The Role of Physical Barrier Functions of Polyethylene Glycol Modified Nanoparticles in Modulating Their Blood Circulation
Open Access
- Author:
- Ben Mabrouk, Amira
- Graduate Program:
- Materials Science and Engineering
- Degree:
- Master of Science
- Document Type:
- Master Thesis
- Date of Defense:
- December 10, 2024
- Committee Members:
- Urara Hasegawa, Thesis Advisor/Co-Advisor
James Hansell Adair, Committee Member
John Mauro, Program Head/Chair
Scott H Medina, Committee Member - Keywords:
- drug delivery
PEGylation
liver endothelial cells
nanoparticle clearance.
Nanoparticles Clearance
Liver Endothelial cells
NMR Relaxometry
Drug Delivery - Abstract:
- Nanoparticles based drug delivery have garnered significant attention in medicine for their ability to deliver drugs at precise doses, enhance therapeutic outcomes, minimize side effects, and improve patient compliance.
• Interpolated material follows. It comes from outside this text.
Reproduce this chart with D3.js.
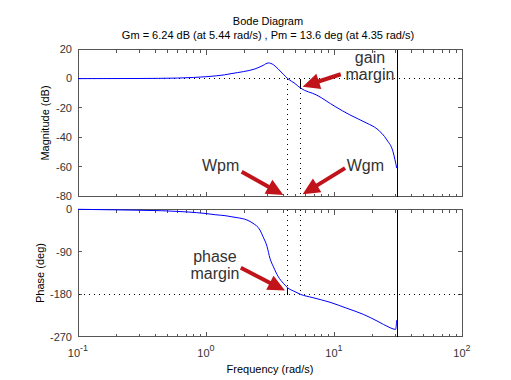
<!DOCTYPE html>
<html>
<head>
<meta charset="utf-8">
<script src="https://cdn.jsdelivr.net/npm/d3@7"></script>
<style>
  body { margin: 0; background: #fff; }
  svg { display: block; font-family: "Liberation Sans", Arial, sans-serif; }
</style>
</head>
<body>
<div id="vis"></div>
<script>
// Bode diagram with stability margins
let W = 511;
let H = 380;

// Data
let magFreq = [0.1, 0.3, 0.6, 0.8, 1.0, 1.2, 1.4, 1.57, 1.96, 2.41, 2.79, 3.07, 3.36, 3.67, 4.02, 4.35, 4.95, 5.44, 7.36, 10.2, 13.3, 18.1, 21.7, 25.9, 28.9, 30.9];
let magDb = [0, 0.1, 0.4, 0.8, 1.3, 1.9, 2.6, 3.4, 4.8, 6.6, 9.0, 10.7, 9.5, 6.5, 3.0, 0, -3.3, -6.24, -11.3, -19, -24.7, -30.4, -34.3, -41.8, -49.7, -61];
let phaseFreq = [0.1, 0.18, 0.3, 0.45, 0.6, 0.84, 1.0, 1.18, 1.41, 1.57, 1.75, 2.09, 2.33, 2.64, 2.79, 3.0, 3.16, 3.36, 3.67, 4.02, 4.35, 4.95, 5.44, 6.85, 9.3, 12.6, 16.9, 21.7, 27.4, 29.4, 30.3, 30.9];
let phaseDeg = [0, -1, -2, -3, -4.5, -7, -9, -11.5, -13.5, -15.6, -17.7, -22.7, -29.7, -43.9, -58, -79, -104, -121.6, -142.8, -156.8, -166.4, -174.6, -180, -187.3, -197, -209.8, -222.5, -236.7, -250.9, -254, -254.5, -235];

let magTicks = [20, 0, -20, -40, -60, -80];
let phaseTicks = [0, -90, -180, -270];
let decades = [-1, 0, 1, 2];

let gm = 6.24, wgm = 5.44, pm = 13.6, wpm = 4.35, wEnd = 31.1;

let svg = d3.select('#vis').append('svg').attr('width', W).attr('height', H);

// Scales
let x = d3.scaleLog().domain([0.1, 100]).range([78, 462]);
let yMag = d3.scaleLinear().domain([-80, 20]).range([196, 49.3]);
let yPh = d3.scaleLinear().domain([-270, 0]).range([336.7, 209.3]);

// snap to pixel centres so 1px lines stay crisp
let px = v => Math.round(v - 0.5) + 0.5;

// Title
svg.append('text').attr('x', 268).attr('y', 25).attr('text-anchor', 'middle')
    .attr('font-size', 11).text('Bode Diagram');
svg.append('text').attr('x', 268).attr('y', 39).attr('text-anchor', 'middle')
    .attr('font-size', 11)
    .text('Gm = ' + gm + ' dB (at ' + wgm + ' rad/s) ,  Pm = ' + pm + ' deg (at ' + wpm + ' rad/s)');

// Minor log ticks
let minor = [];
for (let d = -1; d < 2; d++) {
    for (let k = 2; k <= 9; k++) minor.push(k * Math.pow(10, d));
}

function tick(g, x1, y1, x2, y2) {
    g.append('line').attr('x1', x1).attr('y1', y1).attr('x2', x2).attr('y2', y2)
        .attr('stroke', '#555').attr('shape-rendering', 'crispEdges');
}

function drawPanel(y, ticks) {
    let g = svg.append('g');
    let [y0, y1] = y.range().map(px);
    ticks.forEach(t => {
        tick(g, 78, px(y(t)), 82, px(y(t)));
        tick(g, 462, px(y(t)), 458, px(y(t)));
        g.append('text').attr('x', 72).attr('y', y(t)).attr('dy', '0.35em')
            .attr('text-anchor', 'end').attr('font-size', 11).attr('fill', '#333').text(t);
    });
    minor.forEach(f => {
        tick(g, px(x(f)), y0, px(x(f)), y0 - 3);
        tick(g, px(x(f)), y1, px(x(f)), y1 + 3);
    });
    decades.forEach(d => {
        let f = Math.pow(10, d);
        tick(g, px(x(f)), y0, px(x(f)), y0 - 5);
        tick(g, px(x(f)), y1, px(x(f)), y1 + 5);
    });
    g.append('rect').attr('x', 78.5).attr('y', y1).attr('width', 384).attr('height', y0 - y1)
        .attr('fill', 'none').attr('stroke', '#555').attr('shape-rendering', 'crispEdges');
    return g;
}

drawPanel(yMag, magTicks);
drawPanel(yPh, phaseTicks);

// x tick labels
decades.forEach(d => {
    let t = svg.append('text').attr('x', x(Math.pow(10, d))).attr('y', 357)
        .attr('text-anchor', 'middle').attr('font-size', 11).attr('fill', '#333');
    t.append('tspan').text('10');
    t.append('tspan').attr('dy', -6).attr('font-size', 9).text(d);
});

// axis titles
svg.append('text').attr('x', 270).attr('y', 373).attr('text-anchor', 'middle')
    .attr('font-size', 11).text('Frequency  (rad/s)');
svg.append('text').attr('transform', 'translate(49,123) rotate(-90)').attr('text-anchor', 'middle')
    .attr('font-size', 11).text('Magnitude (dB)');
svg.append('text').attr('transform', 'translate(44,273) rotate(-90)').attr('text-anchor', 'middle')
    .attr('font-size', 11).text('Phase (deg)');

// margin guide lines
function seg(x1, y1, x2, y2, dotted) {
    svg.append('line').attr('x1', px(x1)).attr('y1', px(y1)).attr('x2', px(x2)).attr('y2', px(y2))
        .attr('stroke', '#000').attr('stroke-width', 1).attr('shape-rendering', 'crispEdges')
        .attr('stroke-dasharray', dotted ? '1,4' : null);
}
seg(78, yMag(0), 462, yMag(0), true);
seg(x(wpm), yMag(0), x(wpm), yMag(-80), true);
seg(x(wgm), yMag(-gm), x(wgm), yMag(-80), true);
seg(x(wgm), yMag(0), x(wgm), yMag(-gm), false);
seg(78, yPh(-180), 462, yPh(-180), true);
seg(x(wgm), yPh(0), x(wgm), yPh(-180), true);
seg(x(wpm), yPh(0), x(wpm), yPh(-180 + pm), true);
seg(x(wpm), yPh(-180 + pm), x(wpm), yPh(-180), false);
seg(x(wEnd), yMag(20), x(wEnd), yMag(-80), false);
seg(x(wEnd), yPh(0), x(wEnd), yPh(-270), false);

// curves
let magLine = d3.line().x(d => x(d[0])).y(d => yMag(d[1])).curve(d3.curveMonotoneX);
let phLine = d3.line().x(d => x(d[0])).y(d => yPh(d[1])).curve(d3.curveMonotoneX);
svg.append('path').datum(d3.zip(magFreq, magDb)).attr('d', magLine)
    .attr('fill', 'none').attr('stroke', '#0000ff').attr('stroke-width', 1);
svg.append('path').datum(d3.zip(phaseFreq, phaseDeg)).attr('d', phLine)
    .attr('fill', 'none').attr('stroke', '#0000ff').attr('stroke-width', 1);

// annotations: [y scale, tail freq, tail value, tip freq, tip value]
let arrows = [
    [yMag, 11.3, 3.0, 5.69, -5.45],
    [yMag, 1.90, -63.4, 4.02, -79.3],
    [yMag, 12.2, -61, 5.69, -78.8],
    [yPh, 1.87, -123.8, 4.14, -172.2]
];
let red = '#c0141a';
arrows.forEach(a => {
    let [y, f0, v0, f1, v1] = a;
    let x0 = x(f0), y0 = y(v0), x1 = x(f1), y1 = y(v1);
    let ang = Math.atan2(y1 - y0, x1 - x0);
    let len = 17, hw = 8;
    let bx = x1 - len * Math.cos(ang), by = y1 - len * Math.sin(ang);
    svg.append('line').attr('x1', x0).attr('y1', y0).attr('x2', bx + 2 * Math.cos(ang)).attr('y2', by + 2 * Math.sin(ang))
        .attr('stroke', red).attr('stroke-width', 4);
    let ox = -Math.sin(ang) * hw, oy = Math.cos(ang) * hw;
    svg.append('polygon')
        .attr('points', [[x1, y1], [bx + ox, by + oy], [bx - ox, by - oy]].map(p => p.join(',')).join(' '))
        .attr('fill', red);
});

let labels = [
    [yMag, 19.1, 10.7, 'gain'],
    [yMag, 19.1, -0.9, 'margin'],
    [yMag, 1.30, -62.9, 'Wpm'],
    [yMag, 17.6, -62.9, 'Wgm'],
    [yPh, 1.175, -111.7, 'phase'],
    [yPh, 1.175, -147.7, 'margin']
];
labels.forEach(l => {
    svg.append('text').attr('x', x(l[1])).attr('y', l[0](l[2])).attr('text-anchor', 'middle')
        .attr('font-size', 16).attr('fill', '#333').text(l[3]);
});
</script>
</body>
</html>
However, their rapid clearance, predominantly by the liver, remains a significant challenge. Upon administration, cells of the reticuloendothelial system (RES) swiftly sequester a substantial portion of the injected particles, regardless of their size, shape, or chemical composition. While Kupffer cells, liver residing macrophages, traditionally considered the primary contributors to nanoparticle clearance, recent evidence highlights the equally significant role of liver scavenger endothelial cells in this process. To address this challenge, surface modifications of nanoparticles have been extensively studied to modulate their interactions with biological systems. Among these strategies, PEGylation—grafting polyethylene glycol chains onto the particle surface—has emerged as a popular choice due to its hydrophilicity, biocompatibility, and proven ability to enhance nanoparticles performance in vivo. This thesis aims to explore the impact of the physical properties of surface-grafted methoxy polyethylene glycol chains (mPEG) on nanoparticle-cell interactions, with a focus on understanding their uptake by liver endothelial cells. We hypothesize that the mobility of surface mPEG, as a physical barrier function, modulates nanoparticles uptake by liver scavenger endothelial cells. Four groups of fluorescent polystyrene nanoparticles were modified with mPEG chains of varying molecular weights (2, 5, 10, and 20 kDa). Using NMR relaxometry, the relaxation rates of the mPEG canopy were measured, and chain mobility was estimated using the Bloembergen-Purcell model. Higher molecular weight mPEG was found to exhibit faster local motion compared to lower molecular weight chains. The nanoparticle groups were then evaluated in vitro using a cell model with functional similarities to liver scavenger endothelial cells. In vitro, nanoparticles with 20 kDa mPEG exhibited an 88% reduction in internalization by endothelial cells compared to those with 2 kDa mPEG. These findings elucidate the role of surface physical properties in modulating nanoparticles clearance, providing insights to optimize nanoparticles design for enhanced blood circulation.